Plotting code records:
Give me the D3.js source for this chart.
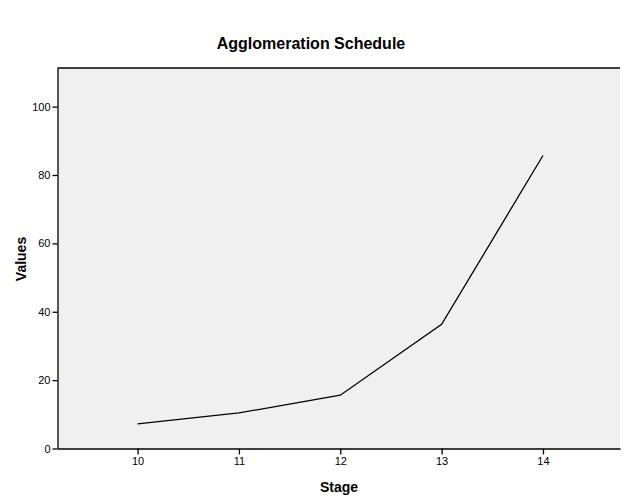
<!DOCTYPE html>
<html><head><meta charset="utf-8">
<script src="https://cdn.jsdelivr.net/npm/d3@7"></script>
<style>body{margin:0;background:#fff}svg{display:block}text{font-family:Arial,"Liberation Sans",sans-serif}</style>
</head><body><svg id="c" width="624" height="504"></svg>
<script>
const stages = [10, 11, 12, 13, 14];
const values = [7.2, 10.4, 15.6, 36.3, 85.7];
const yTicks = [0, 20, 40, 60, 80, 100];
const xTicks = [10, 11, 12, 13, 14];

const svg = d3.select("#c");
const L = 57.5, R = 620, T = 68, B = 448.5;
const x = d3.scaleLinear().domain([9.21, 14.76]).range([L, R]);
const y = d3.scaleLinear().domain([0, 111.3]).range([B, T]);

svg.append("rect").attr("x", L).attr("y", T).attr("width", R - L).attr("height", B - T).attr("fill", "#f0f0f0");
svg.append("line").attr("x1", L).attr("x2", R).attr("y1", T).attr("y2", T).attr("stroke", "#000").attr("stroke-width", 1.3);

const ya = svg.append("g").attr("transform", `translate(${L},0)`)
  .call(d3.axisLeft(y).tickValues(yTicks).tickFormat(d3.format("d")).tickSize(5).tickPadding(2).tickSizeOuter(0));
const xa = svg.append("g").attr("transform", `translate(0,${B})`)
  .call(d3.axisBottom(x).tickValues(xTicks).tickFormat(d3.format("d")).tickSize(6).tickPadding(3).tickSizeOuter(0));
[ya, xa].forEach(a => {
  a.selectAll("path").attr("stroke", "#000").attr("stroke-width", 1.3);
  a.selectAll("line").attr("stroke", "#000").attr("stroke-width", 1.3);
  a.selectAll("text").attr("font-size", 11).attr("fill", "#000").attr("font-family", "Arial, 'Liberation Sans', sans-serif");
});

const line = d3.line().x((d, i) => x(stages[i])).y(d => y(d));
svg.append("path").datum(values).attr("d", line).attr("fill", "none").attr("stroke", "#000").attr("stroke-width", 1.3);

svg.append("text").attr("x", 311).attr("y", 49).attr("text-anchor", "middle").attr("font-size", 16).attr("font-weight", "bold").text("Agglomeration Schedule");
svg.append("text").attr("x", 339).attr("y", 492).attr("text-anchor", "middle").attr("font-size", 14).attr("font-weight", "bold").text("Stage");
svg.append("text").attr("transform", "translate(26,259) rotate(-90)").attr("text-anchor", "middle").attr("font-size", 14).attr("font-weight", "bold").text("Values");
</script></body></html>
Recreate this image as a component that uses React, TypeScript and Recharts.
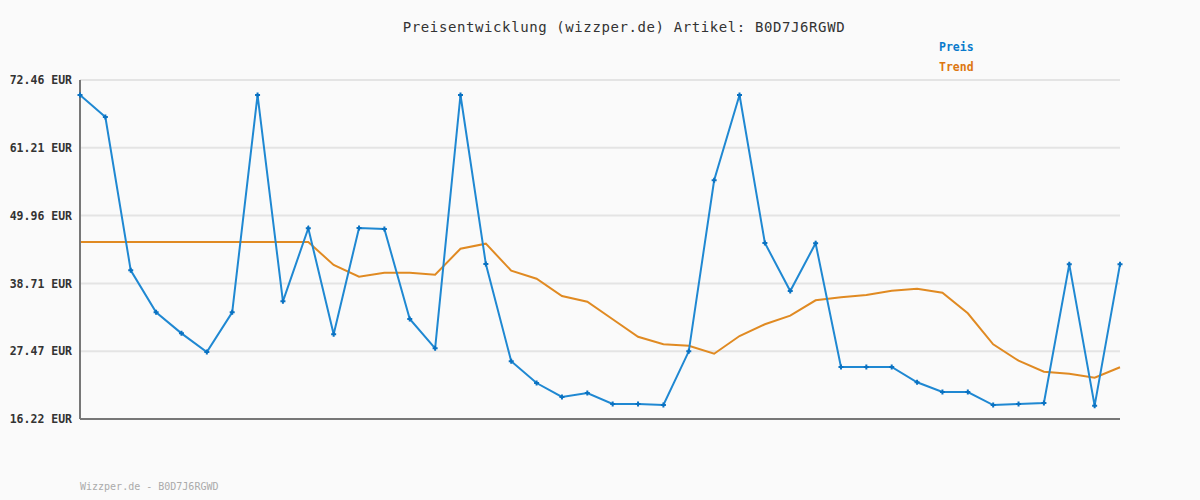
import React from 'react';
import {
  LineChart,
  Line,
  XAxis,
  YAxis,
  CartesianGrid,
} from 'recharts';

const idx = Array.from({ length: 42 }, (_, i) => i);

const preis = [
  69.97, 66.32, 40.88, 33.92, 30.43, 27.33, 33.92, 69.97, 35.74, 47.86,
  30.27, 47.91, 47.74, 32.81, 27.95, 69.97, 41.93, 25.79, 22.19, 19.87,
  20.53, 18.71, 18.71, 18.54, 27.45, 55.82, 69.97, 45.42, 37.45, 45.37,
  24.85, 24.85, 24.85, 22.31, 20.7, 20.7, 18.54, 18.71, 18.87, 41.88,
  18.43, 41.88,
];

const trend = [
  45.58, 45.58, 45.58, 45.58, 45.58, 45.58, 45.58, 45.58, 45.58, 45.58,
  41.77, 39.83, 40.49, 40.49, 40.16, 44.47, 45.31, 40.83, 39.5, 36.62,
  35.68, 32.76, 29.87, 28.61, 28.38, 27.05, 29.99, 31.93, 33.36, 35.91,
  36.41, 36.79, 37.51, 37.84, 37.18, 33.75, 28.61, 25.89, 24.06, 23.73,
  23.07, 24.8,
];

const yTicks = [16.22, 27.47, 38.71, 49.96, 61.21, 72.46];

const data = idx.map((i) => ({ i, preis: preis[i], trend: trend[i] }));

const mono = '"DejaVu Sans Mono", "Liberation Mono", monospace';

const PlusDot = (props: any) => {
  const { cx, cy, key } = props;
  if (cx == null || cy == null) return null;
  return (
    <path
      key={key}
      d={`M${cx - 2.5},${cy}H${cx + 2.5}M${cx},${cy - 2.5}V${cy + 2.5}`}
      stroke="#0a72c2"
      strokeWidth={2}
      fill="none"
    />
  );
};

export default function App() {
  return (
    <div
      style={{
        position: 'absolute',
        left: 0,
        top: 0,
        width: 1200,
        height: 500,
        background: '#fafafa',
        overflow: 'hidden',
      }}
    >
      <div
        style={{
          position: 'absolute',
          top: 19,
          left: 0,
          width: 1248,
          textAlign: 'center',
          fontFamily: mono,
          fontSize: 14,
          letterSpacing: 0.6,
          color: '#333',
        }}
      >
        Preisentwicklung (wizzper.de) Artikel: B0D7J6RGWD
      </div>
      {/* legend, top right */}
      <div
        style={{
          position: 'absolute',
          top: 37,
          left: 939,
          fontFamily: mono,
          fontSize: 11.5,
          fontWeight: 'bold',
          lineHeight: '20px',
        }}
      >
        <div style={{ color: '#0a7acc' }}>Preis</div>
        <div style={{ color: '#dd7711' }}>Trend</div>
      </div>
      <LineChart
        width={1200}
        height={500}
        data={data}
        margin={{ top: 80, right: 80, bottom: 80, left: 0 }}
      >
        <CartesianGrid vertical={false} stroke="#e4e4e4" strokeWidth={2} />
        <XAxis
          dataKey="i"
          type="number"
          domain={[0, 41]}
          tick={false}
          tickLine={false}
          axisLine={{ stroke: '#777', strokeWidth: 2 }}
          height={1}
        />
        <YAxis
          type="number"
          domain={[16.22, 72.46]}
          ticks={yTicks}
          interval={0}
          width={80}
          tickLine={false}
          tickSize={0}
          tickMargin={8}
          axisLine={{ stroke: '#777', strokeWidth: 2 }}
          tickFormatter={(v: number) => `${v.toFixed(2)} EUR`}
          tick={{ fontFamily: mono, fontSize: 11.5, fontWeight: 'bold', fill: '#333' }}
        />
        <Line
          dataKey="trend"
          stroke="#e08a22"
          strokeWidth={2}
          dot={false}
          isAnimationActive={false}
        />
        <Line
          dataKey="preis"
          stroke="#1f88d2"
          strokeWidth={2}
          dot={PlusDot}
          isAnimationActive={false}
        />
      </LineChart>
      <div
        style={{
          position: 'absolute',
          top: 481,
          left: 80,
          fontFamily: mono,
          fontSize: 10,
          color: '#aaa',
        }}
      >
        Wizzper.de - B0D7J6RGWD
      </div>
    </div>
  );
}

Exercise objective: Each line from the top of the material through the line containing "const y = d3.scaleLinear().domain([0, 111.3]).range([B, T]);" should be reproduced exactly; please drop any images.

Response below:
Give me the D3.js source for this chart.
<!DOCTYPE html>
<html><head><meta charset="utf-8">
<script src="https://cdn.jsdelivr.net/npm/d3@7"></script>
<style>body{margin:0;background:#fff}svg{display:block}text{font-family:Arial,"Liberation Sans",sans-serif}</style>
</head><body><svg id="c" width="624" height="504"></svg>
<script>
const stages = [10, 11, 12, 13, 14];
const values = [7.2, 10.4, 15.6, 36.3, 85.7];
const yTicks = [0, 20, 40, 60, 80, 100];
const xTicks = [10, 11, 12, 13, 14];

const svg = d3.select("#c");
const L = 57.5, R = 620, T = 68, B = 448.5;
const x = d3.scaleLinear().domain([9.21, 14.76]).range([L, R]);
const y = d3.scaleLinear().domain([0, 111.3]).range([B, T]);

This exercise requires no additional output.